Lee County got some positive national media attention this week when a magazine named the area one of the top 25 counties in the United States to make a living.

Unfortunately, local officials say the news is at least a year and a half behind the times.

In an article “Where the jobs are,” CNN Money Magazine listed Lee County number 23 of 25 places with “plentiful job opportunities”, stating that “Each year, an influx of young workers contribute to the county’s 290,000 person labor force, and a new initiative is aiming to provide jobs for all of them.”

The article makes no mention of the 13 percent unemployment rate, a record, nor the negative job growth of 8.2 percent between 2008 – 2009, or that 17,500 jobs were lost during that same time frame due largely to the collapse of the housing market.

Barbara Hartman, from the Career and Service Center in Fort Myers, works with people every day who are unemployed.

She said the article’s title would have been more appropriate “a year and half ago”, and that the facts of the article are “a little dated.”

“There’s such a high unemployment rate. There are over 35,000 people out of work right now. It’s a historical number for us,” Hartman said. “We have all those elements in place to attract business … but a year and half ago we were one of the fastest-growing areas.”

Hartman said the county’s actual labor force is 274,000, not 290,000 as stated in the article, as members of the population have begun leaving in search of work in other areas.

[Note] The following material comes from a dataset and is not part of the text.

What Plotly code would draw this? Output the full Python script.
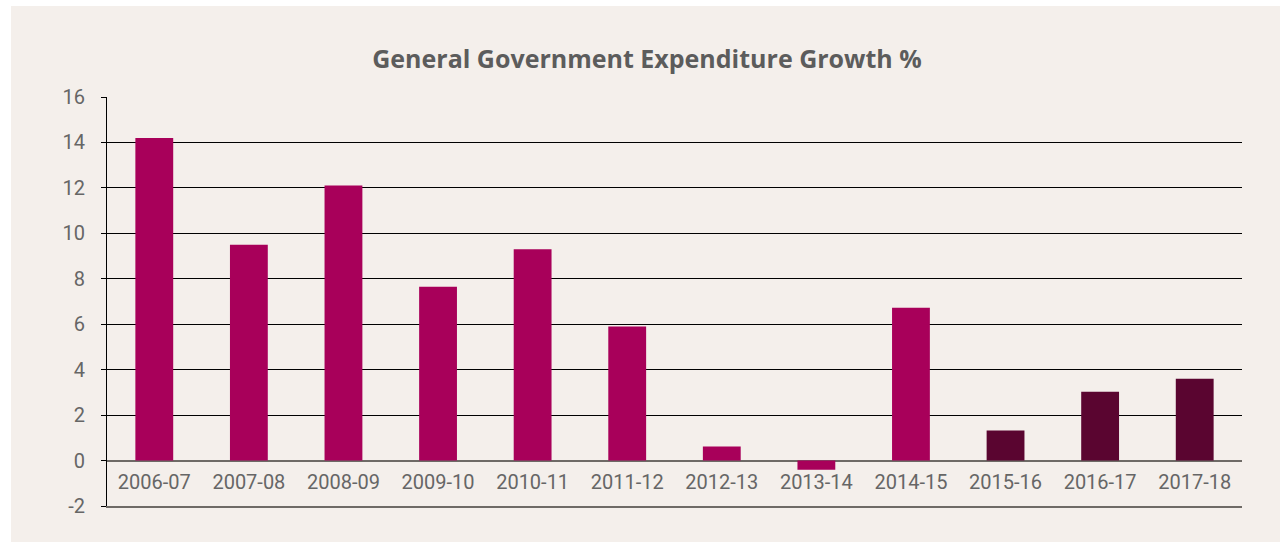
import plotly.graph_objects as go

categories = ["2006-07", "2007-08", "2008-09", "2009-10", "2010-11", "2011-12",
              "2012-13", "2013-14", "2014-15", "2015-16", "2016-17", "2017-18"]
growth = [14.2, 9.5, 12.1, 7.65, 9.3, 5.9, 0.62, -0.4, 6.73, 1.32, 3.03, 3.6]
bar_colors = ["#a8005a"] * 9 + ["#5a0530"] * 3
y_ticks = [-2, 0, 2, 4, 6, 8, 10, 12, 14, 16]
y_tick_labels = ["-2", "0", "2", "4", "6", "8", "10", "12", "14", "16"]

W, H = 1280, 542
L, R, T, B = 107, 38, 97, 36
ymin, ymax = -2, 16
zero_pos = (0 - ymin) / (ymax - ymin)

fig = go.Figure()
fig.add_trace(go.Bar(x=categories, y=growth, marker=dict(color=bar_colors, line=dict(width=0)),
                     showlegend=False, hoverinfo="x+y"))
fig.add_trace(go.Bar(x=categories, y=[None]*len(categories), xaxis="x2", showlegend=False, hoverinfo="skip"))

fig.update_layout(
    width=W, height=H,
    margin=dict(l=L, r=R, t=T, b=B, pad=0),
    paper_bgcolor="white",
    plot_bgcolor="rgba(0,0,0,0)",
    bargap=0.6,
    font=dict(family="Roboto, sans-serif", color="#666666"),
    title=dict(text="<b>General Government Expenditure Growth %</b>",
               x=(374 + 920) / 2 / W, xanchor="center", xref="container",
               y=1 - 59 / H, yanchor="middle", yref="container",
               font=dict(size=25, color="#5c5c5c", family="Open Sans, sans-serif")),
    xaxis=dict(type="category", anchor="free", position=zero_pos, showline=False, showgrid=False,
               ticks="outside", ticklen=3, tickcolor="rgba(0,0,0,0)",
               tickfont=dict(size=20, color="#666666"), zeroline=False),
    xaxis2=dict(type="category", overlaying="x", matches="x", anchor="y", side="bottom", showline=True,
                linecolor="#6e6a66", linewidth=2, showticklabels=False, ticks="",
                showgrid=False, zeroline=False),
    yaxis=dict(range=[ymin, ymax], tickvals=y_ticks, ticktext=y_tick_labels,
               showgrid=True, gridcolor="#000000",
               gridwidth=1, zeroline=True, zerolinecolor="#6e6a66", zerolinewidth=2,
               showline=True, linecolor="#000000", linewidth=1,
               ticks="outside", ticklen=5, tickcolor="#000000", ticklabelstandoff=12,
               tickfont=dict(size=20, color="#666666")),
    shapes=[dict(type="rect", xref="paper", yref="paper",
                 x0=(11 - L) / (W - L - R), x1=(W - L) / (W - L - R) + 0.01,
                 y0=-B / (H - T - B) - 0.01, y1=(H - 6 - B) / (H - T - B),
                 fillcolor="#f4efeb", line=dict(width=0), layer="below")],
)

fig.write_html("out.html")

“We’ve talked to many people who have relocated. They’ve followed the job flow, going where the jobs are,” Hartman said. “In the past we’ve had many people coming to Florida and Lee for employment … but now it’s going to be very tough to absorb more job seekers into our economy.”

Commissioner Frank Mann, too, thought the article was “half” right: the half that focused on affordable commercial real estate.

Regarding the employment aspect, Mann said, “It is a good time to hire because you can hire people and at fire sale prices. But anybody who comes here is going to have to compete with 35,000 other people out of work.”

Mention of the high-skill, high-wage job growth in the article was good, Mann said, because it will allow industry to grow and lead to “ultimate good news.”

But Mann, who represents one of the harder hit districts in Lee County, added that the writer, or writers, ultimately missed out on what was really happening in Lee County.

“Whoever worked on that long distance, they missed out on one half of the equation,” Mann said.

Not everyone was critical. The Lee County Economic Development Office touted the story this week via a press release

While the release does concede, “the job growth rate in the Money Magazine article doesn’t account for the general deterioration of economic conditions in 2009”, it also mentions “promising advancements in job growth during the calender year” in the same paragraph.

The Lee County EDO is charged with a very specific mission: to attract high- wage, high-skill, jobs to Lee County. The County Commission has set aside $25 million in incentives for that purpose.

The EDO says it has attracted 375 new jobs, to be developed over the next five years, by using that money that has been set aside.

The information in the CNN article mentions both Gartner Inc., and Paramount Transportation Logistics Services, companies that have recently decided to relocate or expand their existing businesses using those financial initiatives.

EDO Director Jim Moore did not return requests seeking comment.

The Money Magazine article can be found at money.cnn.com.